Since 1978
The Annual Course in Cytometry has been held every summer since 1978, with the exception of a two-year pause in 2020 and 2021 during the COVID-19 pandemic. Below is a timeline of milestones tracing the course through five institutional homes over nearly five decades. If you have records, photos, or memories from earlier courses, please reach out.
1978–1982
The Annual Course in Cytometry is founded at the University of Rochester, establishing what will become a nearly unbroken, five-decade tradition of community-led cytometry education. By the 4th Annual Course (1982), the program spans lectures and hands-on labs in single- and two-color immunofluorescence, DNA/cell-cycle analysis, chromosome analysis by flow cytometry, and rare-event analysis. Faculty include Kathy Muirhead, Alan Waggoner, Paul Horan, Jim Leary, Noel Warner, Mike Loken, Bruce Bagwell, Zbigniew Darzynkiewicz, Phil Dean, and Scott Cram.
1983–1988
The course moves to Los Alamos National Flow Cytometry Resource (NFCR) in partnership with the Philadelphia-area SmithKline & French (SKF) site, expanding the program’s reach and instrumentation resources.
1989–2010
The course establishes a long-running home split between Los Alamos NFCR and Bowdoin College in Maine, with Verity Software House serving as a hosting partner for the Bowdoin courses.

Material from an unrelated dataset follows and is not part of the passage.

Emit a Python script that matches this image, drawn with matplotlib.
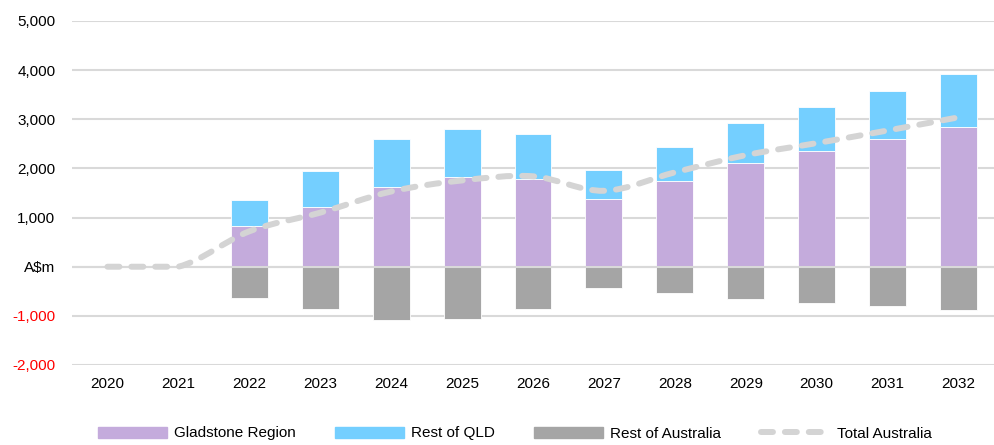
import numpy as np
import matplotlib.pyplot as plt
from matplotlib.lines import Line2D
from matplotlib.patches import Patch, PathPatch
from matplotlib.path import Path

years = ['2020', '2021', '2022', '2023', '2024', '2025', '2026',
         '2027', '2028', '2029', '2030', '2031', '2032']

gladstone = [0, 0, 822, 1218, 1632, 1830, 1795, 1381, 1741, 2108, 2360, 2605, 2850]
rest_qld = [0, 0, 531, 734, 959, 979, 898, 577, 693, 809, 884, 972, 1067]
rest_aus = [0, 0, -639, -857, -1081, -1061, -857, -428, -544, -659, -734, -802, -871]
total_aus = [0, 0, 720, 1100, 1530, 1755, 1840, 1545, 1920, 2270, 2515, 2772, 3040]

c_glad = '#C4ABDC'
c_qld = '#74CFFF'
c_aus = '#A5A5A5'
c_line = '#D4D4D4'
c_grid = '#D9D9D9'
fs = 11

plt.rcParams['font.family'] = ['Liberation Sans', 'DejaVu Sans']

fig = plt.figure(figsize=(9.94, 4.45), dpi=100)
ax = fig.add_axes([72 / 994, 80 / 445, 1 - 72 / 994, (365 - 21) / 445])

x = np.arange(len(years))
w = 0.52

ax.bar(x, gladstone, w, color=c_glad, edgecolor='white', linewidth=0.6, zorder=2)
ax.bar(x, rest_qld, w, bottom=gladstone, color=c_qld, edgecolor='white', linewidth=0.6, zorder=2)
ax.bar(x, rest_aus, w, color=c_aus, edgecolor='white', linewidth=0.6, zorder=2)
ax.axhline(0, color=c_grid, lw=1.5, zorder=3)

# smoothed line through the totals (excel style), flat where two values match
pts = np.column_stack([x, total_aus]).astype(float)
n = len(pts)
verts = [pts[0]]
codes = [Path.MOVETO]
for i in range(n - 1):
    p0 = pts[max(i - 1, 0)]
    p1 = pts[i]
    p2 = pts[i + 1]
    p3 = pts[min(i + 2, n - 1)]
    c1 = p1 + (p2 - p0) / 6
    c2 = p2 - (p3 - p1) / 6
    if p1[1] == p2[1]:
        c1[1] = p1[1]
        c2[1] = p2[1]
    verts += [c1, c2, p2]
    codes += [Path.CURVE4] * 3
ax.add_patch(PathPatch(Path(verts, codes), fill=False, edgecolor=c_line, lw=4.3,
                       linestyle=(0, (2, 2)), capstyle='round', zorder=4))

ax.set_xlim(-0.5, len(years) - 0.5)
ax.set_ylim(-2000, 5000)
yt = np.arange(-2000, 5001, 1000)
ax.set_yticks(yt)
ylabels = []
for v in yt:
    if v == 0:
        ylabels.append('A$m')
    else:
        ylabels.append(f'{v:,}')
ax.set_yticklabels(ylabels, fontsize=fs)
for lab, v in zip(ax.get_yticklabels(), yt):
    if v < 0:
        lab.set_color('red')
ax.set_xticks(x)
ax.set_xticklabels(years, fontsize=fs)
ax.tick_params(length=0)
ax.tick_params(axis='y', pad=12)
ax.tick_params(axis='x', pad=9)
ax.grid(axis='y', color=c_grid, lw=1.5, zorder=0)
ax.set_axisbelow(True)
for s in ax.spines.values():
    s.set_visible(False)

handles = [
    Patch(color=c_glad, label='Gladstone Region'),
    Patch(color=c_qld, label='Rest of QLD'),
    Patch(color=c_aus, label='Rest of Australia'),
    Line2D([], [], color=c_line, lw=4.3, dashes=(2, 2), dash_capstyle='round',
           label='Total Australia'),
]
fig.legend(handles=handles, loc='center left', bbox_to_anchor=(84 / 994, 11.5 / 445),
           ncol=4, frameon=False, fontsize=fs, handlelength=4.5, handleheight=0.7,
           handletextpad=0.46, columnspacing=2.6)

fig.savefig('out.png', dpi=100)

By the 16th Annual Course at Los Alamos (1993), the curriculum had grown to include immunophenotyping, apoptosis, calcium signaling, chromosome sorting with FISH, leukemia analysis, and special evening sessions on emerging technologies such as DNA sequencing and fragment sizing by flow cytometry. Faculty included Larry Seamer, Larry Sklar, Alan Waggoner, Bruce Bagwell, Gary Salzman, Harry Crissman, Zbigniew Darzynkiewicz, Carl Stewart, Peter Rabinovitch, Scott Cram, Ken Bauer, Greg Stelzer, and Nigel Carter. At the 25th Annual Course at Bowdoin (2002), the program expanded to a pick-a-lab format with 12 specialized labs covering topics from chromosome analysis and advanced sorting to aquatic flow cytometry, bead assays, and quantitative cytometry. Faculty included John Martin, Alice Givan, Joe Trotter, Jake Jacobberger, Scott Cram, David Hedley, John Nolan, and Paul Wallace.
2011–2018
The course moves to the University of New Mexico in Albuquerque while continuing alternating years at Bowdoin College. The 34th Annual Course at UNM (2011) features 20 lectures and 14 pick-a-labs covering high-level multiparameter immunophenotyping, apoptosis, cell signaling, probability state modeling, high-throughput screening, microparticles, and fluorescent protein analysis and sorting. The keynote is delivered by Ger van den Engh. Faculty include Jim Jett, Alan Waggoner, David Novo, Bruce Bagwell, Joe Trotter, Bob Hoffman, James Freyer, Paul Wallace, Bill Telford, Larry Sklar, Vince Shankey, Kathy Muirhead, Jake Jacobberger, David Galbraith, John Nolan, and Scott Cram.
2019
The 42nd Annual Course marks the first time the course is hosted at the University of Wisconsin–Madison, opening the current chapter in the course’s history. The program features 21 lectures covering spectral flow cytometry, mass cytometry, microvesicles, advanced compensation, chromosome sorting and genomics, fluorescent proteins, and imaging-flow integration, plus 15 pick-a-labs. The keynote is delivered by Aleksandar Stanic-Kostic. Faculty include Jennifer Wilshire, Kathy Muirhead, Joe Tario, David Hedley, Bruce Bagwell, Joe Trotter, Joanne Lannigan, Dagna Sheerar, William Telford, Fred Preffer, Monica DeLay, Michelle Poulin, Scott Cram, David Galbraith, Kathleen McGrath, James Freyer, Paul Wallace, and Vince Shankey.
2020–2021
For the first time since its founding, the Annual Course does not run due to the COVID-19 pandemic. The 2021 course is also cancelled.
2022
The 45th Annual Course, hosted by the University of Wisconsin-Madison, marks the resumption of the in-person tradition after the two-year COVID-19 pause.
2023
The course comes to San Diego for the first time — the nation’s third-largest biotech hub. Hosted by Sanford Burnham Prebys, August 12–17, 2023. Keynote by Julie Burel, La Jolla Institute for Immunology.
2024
Hosted by the University of Wisconsin-Madison, June 8–13, 2024. Keynote by Jonathan Irish.
2025
Hosted by Drexel University in Philadelphia, Pennsylvania, July 13–17, 2025.
2026
The course returns to San Diego, August 16–20, 2026, hosted jointly by Sanford Burnham Prebys and La Jolla Institute for Immunology.